35

Apenas recuerdo cómo pasamos aquel día. Stroeve no podía quedarse solo, y yo agoté mis fuerzas tratando de distraerlo. Lo llevé al Louvre, y aunque Stroeve fingía contemplar los cuadros, comprendí que sus pensamientos estaban constantemente fijos en su mujer. Lo obligué a almorzar y después a que se echara un poco, pero le era imposible dormir. Aceptó gustoso la invitación que le hice para que se quedara conmigo. Le di libros para que se entretuviera leyendo, pero al cabo de una página o dos dejaba el libro y se quedaba mirando tristemente el espacio. Durante la noche jugamos innumerables partidas de piquet, y el infeliz, queriendo agradecer mis esfuerzos, trataba de interesarse en el juego.
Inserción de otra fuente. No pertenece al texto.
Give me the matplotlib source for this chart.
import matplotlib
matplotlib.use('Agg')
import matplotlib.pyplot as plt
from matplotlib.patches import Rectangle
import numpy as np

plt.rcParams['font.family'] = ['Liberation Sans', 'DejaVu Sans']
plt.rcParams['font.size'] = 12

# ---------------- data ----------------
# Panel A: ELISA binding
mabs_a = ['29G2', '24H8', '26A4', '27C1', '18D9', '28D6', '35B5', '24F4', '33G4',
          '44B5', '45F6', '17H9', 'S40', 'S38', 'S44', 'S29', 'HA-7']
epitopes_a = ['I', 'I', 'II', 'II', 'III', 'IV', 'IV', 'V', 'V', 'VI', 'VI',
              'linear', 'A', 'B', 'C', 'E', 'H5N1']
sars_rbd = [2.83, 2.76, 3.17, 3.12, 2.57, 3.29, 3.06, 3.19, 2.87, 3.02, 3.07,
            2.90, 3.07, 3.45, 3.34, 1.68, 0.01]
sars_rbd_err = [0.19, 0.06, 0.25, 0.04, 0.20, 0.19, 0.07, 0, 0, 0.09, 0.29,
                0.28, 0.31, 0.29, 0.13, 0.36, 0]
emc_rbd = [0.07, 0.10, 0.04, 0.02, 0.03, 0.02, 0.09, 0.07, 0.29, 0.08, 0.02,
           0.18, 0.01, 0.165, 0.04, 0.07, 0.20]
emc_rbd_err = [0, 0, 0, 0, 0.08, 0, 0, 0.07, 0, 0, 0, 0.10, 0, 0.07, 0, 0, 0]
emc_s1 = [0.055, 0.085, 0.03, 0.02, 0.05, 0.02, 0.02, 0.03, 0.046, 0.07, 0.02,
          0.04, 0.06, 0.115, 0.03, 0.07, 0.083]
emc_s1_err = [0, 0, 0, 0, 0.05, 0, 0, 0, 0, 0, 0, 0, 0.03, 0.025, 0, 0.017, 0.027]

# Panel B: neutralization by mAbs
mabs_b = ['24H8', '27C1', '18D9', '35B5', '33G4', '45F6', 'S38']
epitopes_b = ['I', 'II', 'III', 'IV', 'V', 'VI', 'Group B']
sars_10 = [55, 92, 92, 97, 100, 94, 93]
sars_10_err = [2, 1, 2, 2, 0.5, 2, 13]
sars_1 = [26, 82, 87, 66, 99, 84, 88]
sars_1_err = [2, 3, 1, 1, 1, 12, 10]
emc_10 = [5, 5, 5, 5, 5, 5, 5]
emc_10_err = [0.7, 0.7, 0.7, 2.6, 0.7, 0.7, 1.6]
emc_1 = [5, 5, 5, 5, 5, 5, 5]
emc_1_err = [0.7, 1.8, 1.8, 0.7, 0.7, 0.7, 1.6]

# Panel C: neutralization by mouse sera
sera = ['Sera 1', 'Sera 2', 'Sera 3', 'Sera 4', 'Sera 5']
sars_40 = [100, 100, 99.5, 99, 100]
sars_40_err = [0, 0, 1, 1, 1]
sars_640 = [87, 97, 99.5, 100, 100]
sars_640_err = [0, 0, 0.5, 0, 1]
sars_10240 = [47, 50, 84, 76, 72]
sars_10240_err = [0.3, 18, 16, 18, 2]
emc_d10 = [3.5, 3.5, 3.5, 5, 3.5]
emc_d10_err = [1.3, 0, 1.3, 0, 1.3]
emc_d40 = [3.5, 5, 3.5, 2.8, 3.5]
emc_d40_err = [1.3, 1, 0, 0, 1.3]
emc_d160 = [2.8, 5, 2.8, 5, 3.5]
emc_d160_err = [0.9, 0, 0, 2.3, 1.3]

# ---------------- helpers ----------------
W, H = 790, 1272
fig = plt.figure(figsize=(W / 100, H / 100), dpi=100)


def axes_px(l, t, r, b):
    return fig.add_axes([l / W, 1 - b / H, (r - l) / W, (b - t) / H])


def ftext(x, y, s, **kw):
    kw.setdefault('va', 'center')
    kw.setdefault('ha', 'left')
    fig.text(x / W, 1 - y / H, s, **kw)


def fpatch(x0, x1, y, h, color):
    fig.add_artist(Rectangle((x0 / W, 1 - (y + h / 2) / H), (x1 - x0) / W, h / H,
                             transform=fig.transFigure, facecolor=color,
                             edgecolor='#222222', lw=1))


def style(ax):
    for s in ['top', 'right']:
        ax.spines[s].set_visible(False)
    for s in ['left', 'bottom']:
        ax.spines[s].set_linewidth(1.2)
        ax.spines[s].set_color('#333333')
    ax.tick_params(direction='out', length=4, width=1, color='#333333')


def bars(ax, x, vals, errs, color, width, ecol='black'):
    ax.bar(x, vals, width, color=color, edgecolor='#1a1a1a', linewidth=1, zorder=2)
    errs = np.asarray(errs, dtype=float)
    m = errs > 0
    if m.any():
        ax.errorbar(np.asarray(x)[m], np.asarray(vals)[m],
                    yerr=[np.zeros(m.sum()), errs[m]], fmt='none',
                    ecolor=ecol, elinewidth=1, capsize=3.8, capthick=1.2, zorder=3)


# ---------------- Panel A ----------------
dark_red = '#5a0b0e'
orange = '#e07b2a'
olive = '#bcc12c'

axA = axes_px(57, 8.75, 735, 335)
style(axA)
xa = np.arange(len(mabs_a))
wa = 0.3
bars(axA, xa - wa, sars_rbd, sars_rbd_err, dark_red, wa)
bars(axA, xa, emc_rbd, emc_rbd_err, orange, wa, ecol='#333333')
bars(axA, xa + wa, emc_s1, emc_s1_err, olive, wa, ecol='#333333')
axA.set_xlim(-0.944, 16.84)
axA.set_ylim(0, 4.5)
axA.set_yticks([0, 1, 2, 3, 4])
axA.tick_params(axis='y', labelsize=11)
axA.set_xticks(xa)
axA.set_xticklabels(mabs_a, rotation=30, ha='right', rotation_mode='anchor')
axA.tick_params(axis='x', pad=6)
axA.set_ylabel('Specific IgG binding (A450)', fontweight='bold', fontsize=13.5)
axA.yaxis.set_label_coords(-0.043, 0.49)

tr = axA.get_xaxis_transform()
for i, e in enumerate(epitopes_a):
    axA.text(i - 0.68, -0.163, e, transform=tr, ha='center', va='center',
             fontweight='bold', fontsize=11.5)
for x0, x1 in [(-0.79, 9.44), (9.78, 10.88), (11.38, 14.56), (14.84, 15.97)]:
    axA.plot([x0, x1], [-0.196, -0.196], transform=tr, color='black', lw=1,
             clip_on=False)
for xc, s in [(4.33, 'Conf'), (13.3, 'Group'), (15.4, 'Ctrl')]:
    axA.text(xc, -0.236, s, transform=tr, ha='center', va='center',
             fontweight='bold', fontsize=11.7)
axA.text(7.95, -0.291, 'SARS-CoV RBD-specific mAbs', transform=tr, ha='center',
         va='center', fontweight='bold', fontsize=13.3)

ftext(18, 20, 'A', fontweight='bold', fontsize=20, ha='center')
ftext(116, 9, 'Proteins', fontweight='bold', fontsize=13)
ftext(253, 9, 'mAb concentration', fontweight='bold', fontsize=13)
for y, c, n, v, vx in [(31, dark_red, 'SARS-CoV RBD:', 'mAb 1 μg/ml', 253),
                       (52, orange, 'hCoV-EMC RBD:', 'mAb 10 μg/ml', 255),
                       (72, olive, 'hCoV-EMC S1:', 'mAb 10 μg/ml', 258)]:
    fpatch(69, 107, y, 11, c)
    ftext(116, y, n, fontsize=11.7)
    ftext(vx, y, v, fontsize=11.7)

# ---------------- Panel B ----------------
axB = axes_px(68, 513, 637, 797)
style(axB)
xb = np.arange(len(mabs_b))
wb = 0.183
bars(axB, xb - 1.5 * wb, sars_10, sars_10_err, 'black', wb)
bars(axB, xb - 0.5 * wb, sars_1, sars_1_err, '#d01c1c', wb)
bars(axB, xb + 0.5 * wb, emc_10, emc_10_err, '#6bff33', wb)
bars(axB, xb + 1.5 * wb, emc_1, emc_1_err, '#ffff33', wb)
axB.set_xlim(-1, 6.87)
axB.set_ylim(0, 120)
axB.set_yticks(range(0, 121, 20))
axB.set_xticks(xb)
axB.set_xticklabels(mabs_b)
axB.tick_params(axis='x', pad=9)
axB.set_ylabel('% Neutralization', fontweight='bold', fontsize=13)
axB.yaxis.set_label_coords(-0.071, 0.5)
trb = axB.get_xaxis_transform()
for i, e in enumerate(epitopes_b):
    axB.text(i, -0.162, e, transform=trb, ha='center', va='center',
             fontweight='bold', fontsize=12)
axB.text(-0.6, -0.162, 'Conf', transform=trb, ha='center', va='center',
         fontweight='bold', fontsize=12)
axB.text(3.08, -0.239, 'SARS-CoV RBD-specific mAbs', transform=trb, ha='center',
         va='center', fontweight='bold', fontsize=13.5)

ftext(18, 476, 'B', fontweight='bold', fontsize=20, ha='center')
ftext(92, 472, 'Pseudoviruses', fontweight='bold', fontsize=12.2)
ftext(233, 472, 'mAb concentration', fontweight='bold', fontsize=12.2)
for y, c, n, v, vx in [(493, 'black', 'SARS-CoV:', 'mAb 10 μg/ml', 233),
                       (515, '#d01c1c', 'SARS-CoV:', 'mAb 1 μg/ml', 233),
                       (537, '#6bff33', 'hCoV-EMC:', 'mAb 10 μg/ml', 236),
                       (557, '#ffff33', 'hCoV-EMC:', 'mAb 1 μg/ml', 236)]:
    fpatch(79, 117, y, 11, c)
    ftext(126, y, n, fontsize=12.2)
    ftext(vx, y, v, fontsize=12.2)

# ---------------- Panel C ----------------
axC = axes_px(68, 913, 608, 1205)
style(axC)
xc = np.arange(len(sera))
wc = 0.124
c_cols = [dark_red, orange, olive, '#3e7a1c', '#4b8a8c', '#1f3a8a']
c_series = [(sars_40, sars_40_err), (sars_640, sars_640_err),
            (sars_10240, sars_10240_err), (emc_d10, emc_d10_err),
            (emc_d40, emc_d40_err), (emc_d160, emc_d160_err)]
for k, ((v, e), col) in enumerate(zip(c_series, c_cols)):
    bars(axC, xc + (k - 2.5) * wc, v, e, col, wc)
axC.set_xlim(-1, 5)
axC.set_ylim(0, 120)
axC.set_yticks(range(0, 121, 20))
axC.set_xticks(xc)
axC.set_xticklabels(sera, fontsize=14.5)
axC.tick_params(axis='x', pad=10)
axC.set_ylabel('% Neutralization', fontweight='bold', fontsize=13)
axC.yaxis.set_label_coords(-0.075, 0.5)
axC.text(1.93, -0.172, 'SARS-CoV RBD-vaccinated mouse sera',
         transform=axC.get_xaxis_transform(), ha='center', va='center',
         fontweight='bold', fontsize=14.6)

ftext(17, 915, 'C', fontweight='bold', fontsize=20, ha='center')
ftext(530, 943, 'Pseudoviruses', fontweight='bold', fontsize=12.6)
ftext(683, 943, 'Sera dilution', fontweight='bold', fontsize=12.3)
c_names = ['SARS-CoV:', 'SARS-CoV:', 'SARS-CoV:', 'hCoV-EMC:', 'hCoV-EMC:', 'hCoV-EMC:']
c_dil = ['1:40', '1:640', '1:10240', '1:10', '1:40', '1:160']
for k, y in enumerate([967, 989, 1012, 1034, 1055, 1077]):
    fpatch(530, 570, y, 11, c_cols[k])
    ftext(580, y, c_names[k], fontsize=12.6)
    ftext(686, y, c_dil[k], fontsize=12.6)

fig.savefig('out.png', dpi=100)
A última hora le di un soporífero y cayó en un tranquilo sueño.

Cuando llegamos al hospital nos encontramos con una enfermera. Nos dijo que Blanche parecía estar un poco mejor, y entró en la habitación para preguntarle si quería ver a su marido. Oímos dentro un ruido de voces y a los pocos minutos apareció la enfermera, la cual nos dijo que Blanche no quería ver a nadie. Le habíamos pedido que si la enferma se negaba a ver a Dirk le preguntase si yo podía entrar, pero también se negó a ello. Los labios de Dirk temblaron.

—No me atrevo a insistir —dijo la enfermera—. Está demasiado grave. Quizá cambie de parecer dentro de uno o dos días.

—¿Desea ver a alguna otra persona? —preguntó Dirk, con voz tan baja que casi fue un susurro.

—Dice que sólo quiere que la dejen en paz.

Dirk movió las manos de un modo extraño, como si éstas tuvieran vida propia, desconectadas de su cuerpo.

—¿Quiere usted decirle que si desea ver a alguien yo se lo traeré? Sólo quiero que sea feliz.

La enfermera lo miró con sus tranquilos y bondadosos ojos, que conocían todo el dolor y toda la miseria del mundo y que, sin embargo, fijos en la visión de un mundo sin pecado, permanecían serenos.

—Se lo diré cuando se calme un poco.

Dirk, llevado de su compasión, le suplicó que fuese a preguntárselo enseguida.

—Eso podría curarla. Le ruego que se lo pregunte ahora.

La enfermera, con una leve sonrisa de piedad en los labios, entró en la habitación. Oímos su voz suave y acto seguido la respuesta dada en un tono que yo no reconocí.

—¡No, no y no!

La enfermera volvió junto a nosotros y movió la cabeza.

—¿Era ella la que hablaba? —pregunté—. Su voz ha sonado de una forma muy extraña.

—Al parecer, el ácido le ha quemado las cuerdas vocales.

Dirk dejó escapar un gemido de desesperación. Le rogué que me esperase fuera, pues quería decir algo a la enfermera. No me hizo la menor pregunta sobre mis propósitos y se alejó silenciosamente. Parecía haber perdido por completo la voluntad; era como un niño obediente.

—¿No le ha dicho a usted por qué hizo eso? —pregunté a la enfermera.

—No. Se niega a hablar. Permanece en la cama sin moverse. Se pasa inmóvil horas enteras. Pero llora constantemente. Tiene la almohada empapada en llanto. Está demasiado débil para utilizar el pañuelo y deja correr libremente sus lágrimas.

Sentí que se me oprimía el corazón. En mi pecho brotó un violento odio contra Strickland y noté que mi voz temblaba al despedirme de la enfermera.

Encontré a Dirk esperándome a la puerta. Parecía no ver nada y no se dio cuenta de mi presencia hasta que le toqué en el brazo. Nos alejamos del hospital en silencio. Intenté imaginarme lo que había sucedido para que la infeliz joven hubiese dado aquel terrible paso. Suponía que Strickland estaba enterado de lo ocurrido, pues la policía debía de haber ido a preguntarle alguna cosa. Ignoraba dónde se encontraría en aquel momento, aunque estaba casi seguro de que debía de haber vuelto a sucia buhardilla que le servía antes de estudio. No dejaba de ser curioso que ya se negase ella a verlo. Quizá se opusiera a que lo llamaran porque sabía que él se negaría a ir. Me pregunté qué abismo de crueldad había llegado a entrever para que, horrorizada ante su visión, se negara a vivir.